# START OF Supplied information

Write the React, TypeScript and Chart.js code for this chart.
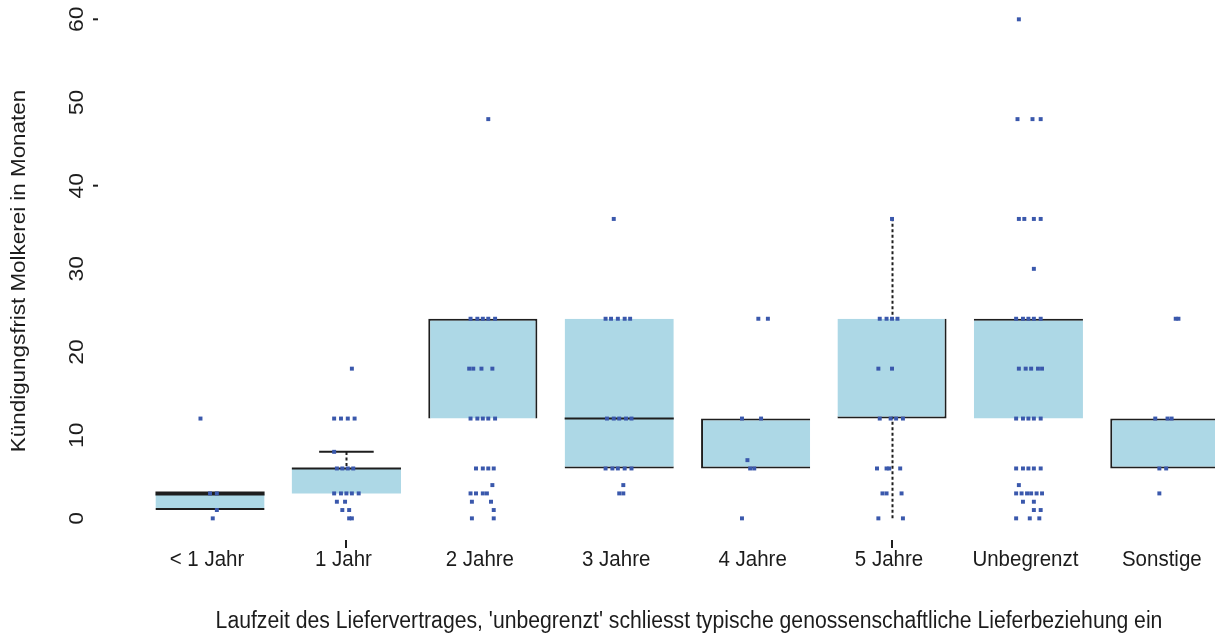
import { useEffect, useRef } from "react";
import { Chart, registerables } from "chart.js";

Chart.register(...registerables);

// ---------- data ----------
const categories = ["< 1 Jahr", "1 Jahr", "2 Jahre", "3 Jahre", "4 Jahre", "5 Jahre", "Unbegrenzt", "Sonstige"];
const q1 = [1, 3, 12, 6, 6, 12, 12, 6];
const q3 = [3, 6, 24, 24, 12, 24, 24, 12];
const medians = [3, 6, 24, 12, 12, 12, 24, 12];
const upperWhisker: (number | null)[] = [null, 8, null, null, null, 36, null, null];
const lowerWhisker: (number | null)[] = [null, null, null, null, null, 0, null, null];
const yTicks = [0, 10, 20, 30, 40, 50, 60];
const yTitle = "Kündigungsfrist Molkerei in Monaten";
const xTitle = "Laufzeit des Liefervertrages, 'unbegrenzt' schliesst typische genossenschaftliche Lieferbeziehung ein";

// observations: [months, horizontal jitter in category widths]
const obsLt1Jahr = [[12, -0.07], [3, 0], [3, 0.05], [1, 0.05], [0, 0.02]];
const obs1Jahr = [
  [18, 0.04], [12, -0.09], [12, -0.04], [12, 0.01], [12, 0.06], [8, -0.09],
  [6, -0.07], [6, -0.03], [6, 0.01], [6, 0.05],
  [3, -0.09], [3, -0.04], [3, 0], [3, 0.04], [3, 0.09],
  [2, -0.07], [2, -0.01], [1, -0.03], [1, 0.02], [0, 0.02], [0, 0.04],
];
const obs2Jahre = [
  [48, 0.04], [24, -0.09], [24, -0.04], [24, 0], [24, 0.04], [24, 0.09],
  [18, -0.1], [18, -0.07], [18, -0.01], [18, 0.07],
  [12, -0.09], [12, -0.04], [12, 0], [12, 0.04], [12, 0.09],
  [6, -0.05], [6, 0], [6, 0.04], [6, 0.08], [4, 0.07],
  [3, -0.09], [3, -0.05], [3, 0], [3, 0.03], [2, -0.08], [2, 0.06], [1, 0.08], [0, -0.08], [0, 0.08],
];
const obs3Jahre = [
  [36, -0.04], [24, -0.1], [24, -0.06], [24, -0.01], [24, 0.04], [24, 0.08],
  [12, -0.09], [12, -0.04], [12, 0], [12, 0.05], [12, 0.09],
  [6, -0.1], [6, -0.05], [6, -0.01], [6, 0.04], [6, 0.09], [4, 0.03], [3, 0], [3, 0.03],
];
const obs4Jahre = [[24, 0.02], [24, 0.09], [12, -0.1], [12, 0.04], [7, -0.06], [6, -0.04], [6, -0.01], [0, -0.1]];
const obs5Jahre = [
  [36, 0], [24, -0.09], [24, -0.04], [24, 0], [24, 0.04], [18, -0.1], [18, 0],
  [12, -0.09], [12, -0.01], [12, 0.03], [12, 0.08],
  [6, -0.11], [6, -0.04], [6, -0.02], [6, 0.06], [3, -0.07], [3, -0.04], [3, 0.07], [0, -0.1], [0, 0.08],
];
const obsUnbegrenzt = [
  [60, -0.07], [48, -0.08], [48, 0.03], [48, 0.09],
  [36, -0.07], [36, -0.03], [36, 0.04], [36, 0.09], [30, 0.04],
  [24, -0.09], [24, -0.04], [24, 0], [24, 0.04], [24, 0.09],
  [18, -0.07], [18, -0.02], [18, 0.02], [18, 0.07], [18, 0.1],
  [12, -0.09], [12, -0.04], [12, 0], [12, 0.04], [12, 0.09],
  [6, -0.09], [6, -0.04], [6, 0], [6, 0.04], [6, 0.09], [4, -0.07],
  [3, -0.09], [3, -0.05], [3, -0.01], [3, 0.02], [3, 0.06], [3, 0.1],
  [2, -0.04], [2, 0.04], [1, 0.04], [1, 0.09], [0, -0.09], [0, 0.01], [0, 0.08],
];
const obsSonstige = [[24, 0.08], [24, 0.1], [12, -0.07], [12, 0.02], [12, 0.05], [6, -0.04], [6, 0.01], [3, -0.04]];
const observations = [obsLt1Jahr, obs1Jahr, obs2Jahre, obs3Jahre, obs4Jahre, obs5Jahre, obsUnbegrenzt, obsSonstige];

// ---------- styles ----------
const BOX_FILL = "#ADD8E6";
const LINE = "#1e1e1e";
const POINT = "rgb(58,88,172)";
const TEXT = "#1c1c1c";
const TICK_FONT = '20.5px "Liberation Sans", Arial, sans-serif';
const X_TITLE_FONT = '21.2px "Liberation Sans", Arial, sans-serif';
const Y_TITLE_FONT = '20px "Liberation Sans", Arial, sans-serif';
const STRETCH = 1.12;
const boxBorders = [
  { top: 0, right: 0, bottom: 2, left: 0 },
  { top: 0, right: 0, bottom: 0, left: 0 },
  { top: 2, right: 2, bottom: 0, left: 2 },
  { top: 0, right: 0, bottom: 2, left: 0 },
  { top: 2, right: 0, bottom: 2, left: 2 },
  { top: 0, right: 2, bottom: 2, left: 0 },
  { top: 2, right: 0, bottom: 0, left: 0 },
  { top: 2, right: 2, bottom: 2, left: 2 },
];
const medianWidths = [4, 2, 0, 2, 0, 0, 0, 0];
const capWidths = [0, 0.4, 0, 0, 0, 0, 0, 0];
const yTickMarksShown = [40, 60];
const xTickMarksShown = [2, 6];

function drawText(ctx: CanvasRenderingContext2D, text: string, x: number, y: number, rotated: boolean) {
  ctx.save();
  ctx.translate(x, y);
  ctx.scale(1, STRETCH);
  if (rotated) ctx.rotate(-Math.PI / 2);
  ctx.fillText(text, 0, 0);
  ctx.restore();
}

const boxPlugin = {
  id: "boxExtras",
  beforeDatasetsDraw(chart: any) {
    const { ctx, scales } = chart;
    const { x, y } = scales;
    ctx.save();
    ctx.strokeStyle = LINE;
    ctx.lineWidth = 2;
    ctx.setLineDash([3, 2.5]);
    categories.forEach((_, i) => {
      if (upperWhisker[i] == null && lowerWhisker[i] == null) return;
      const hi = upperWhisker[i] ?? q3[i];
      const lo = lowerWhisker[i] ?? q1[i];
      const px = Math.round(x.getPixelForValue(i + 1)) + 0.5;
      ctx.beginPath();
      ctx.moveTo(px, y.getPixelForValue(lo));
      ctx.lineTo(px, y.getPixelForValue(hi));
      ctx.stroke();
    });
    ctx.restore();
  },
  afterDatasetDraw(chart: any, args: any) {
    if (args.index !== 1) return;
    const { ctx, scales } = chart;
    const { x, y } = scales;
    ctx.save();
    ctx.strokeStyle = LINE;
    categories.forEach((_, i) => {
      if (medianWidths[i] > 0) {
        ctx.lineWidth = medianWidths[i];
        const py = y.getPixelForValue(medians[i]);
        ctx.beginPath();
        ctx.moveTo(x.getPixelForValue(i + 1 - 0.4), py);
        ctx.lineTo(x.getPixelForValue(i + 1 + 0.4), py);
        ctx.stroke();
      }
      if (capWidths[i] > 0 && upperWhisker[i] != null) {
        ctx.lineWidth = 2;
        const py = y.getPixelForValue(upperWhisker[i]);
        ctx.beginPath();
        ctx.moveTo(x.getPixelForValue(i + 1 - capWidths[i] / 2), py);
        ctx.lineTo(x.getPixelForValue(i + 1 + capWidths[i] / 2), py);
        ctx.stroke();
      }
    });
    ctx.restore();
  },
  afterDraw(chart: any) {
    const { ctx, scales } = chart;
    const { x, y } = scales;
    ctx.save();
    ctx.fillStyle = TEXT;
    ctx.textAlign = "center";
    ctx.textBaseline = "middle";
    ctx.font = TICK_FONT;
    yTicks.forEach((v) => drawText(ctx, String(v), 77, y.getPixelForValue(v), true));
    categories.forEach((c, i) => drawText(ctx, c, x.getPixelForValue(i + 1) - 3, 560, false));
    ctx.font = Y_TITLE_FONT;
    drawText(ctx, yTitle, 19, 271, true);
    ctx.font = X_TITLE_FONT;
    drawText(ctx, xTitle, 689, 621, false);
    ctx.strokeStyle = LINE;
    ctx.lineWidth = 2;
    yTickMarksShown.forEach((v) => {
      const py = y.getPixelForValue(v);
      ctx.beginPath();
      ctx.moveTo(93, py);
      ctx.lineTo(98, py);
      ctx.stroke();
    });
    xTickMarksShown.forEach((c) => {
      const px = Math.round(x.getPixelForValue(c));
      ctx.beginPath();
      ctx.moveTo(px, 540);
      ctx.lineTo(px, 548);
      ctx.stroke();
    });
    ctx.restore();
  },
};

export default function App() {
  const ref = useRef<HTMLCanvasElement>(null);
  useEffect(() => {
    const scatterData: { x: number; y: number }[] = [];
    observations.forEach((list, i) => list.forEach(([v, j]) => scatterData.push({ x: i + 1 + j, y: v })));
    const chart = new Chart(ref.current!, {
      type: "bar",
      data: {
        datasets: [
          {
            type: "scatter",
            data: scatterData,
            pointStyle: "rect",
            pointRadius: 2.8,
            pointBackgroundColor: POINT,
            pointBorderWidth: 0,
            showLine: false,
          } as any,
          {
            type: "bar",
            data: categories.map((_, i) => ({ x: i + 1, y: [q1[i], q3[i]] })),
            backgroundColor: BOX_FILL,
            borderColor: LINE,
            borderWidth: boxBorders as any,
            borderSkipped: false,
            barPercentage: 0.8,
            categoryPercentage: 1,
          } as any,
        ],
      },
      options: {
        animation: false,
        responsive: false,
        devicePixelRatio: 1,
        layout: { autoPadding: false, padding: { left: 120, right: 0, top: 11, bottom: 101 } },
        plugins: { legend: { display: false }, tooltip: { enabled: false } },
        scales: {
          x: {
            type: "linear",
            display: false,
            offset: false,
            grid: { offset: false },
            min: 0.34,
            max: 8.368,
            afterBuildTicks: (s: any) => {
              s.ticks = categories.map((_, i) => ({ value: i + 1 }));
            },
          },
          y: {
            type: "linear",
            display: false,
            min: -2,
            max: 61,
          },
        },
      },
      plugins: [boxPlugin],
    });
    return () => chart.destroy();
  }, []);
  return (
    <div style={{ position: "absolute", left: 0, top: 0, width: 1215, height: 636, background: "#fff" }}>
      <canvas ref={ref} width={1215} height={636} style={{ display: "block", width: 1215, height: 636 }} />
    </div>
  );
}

# END OF Supplied information

#### Given task:
Pictures are excluded; extract exactly the lines from the start of the data through the line that holds "Chart.register(...registerables);", both ends included.

#### Solution:
Write the React, TypeScript and Chart.js code for this chart.
import { useEffect, useRef } from "react";
import { Chart, registerables } from "chart.js";

Chart.register(...registerables);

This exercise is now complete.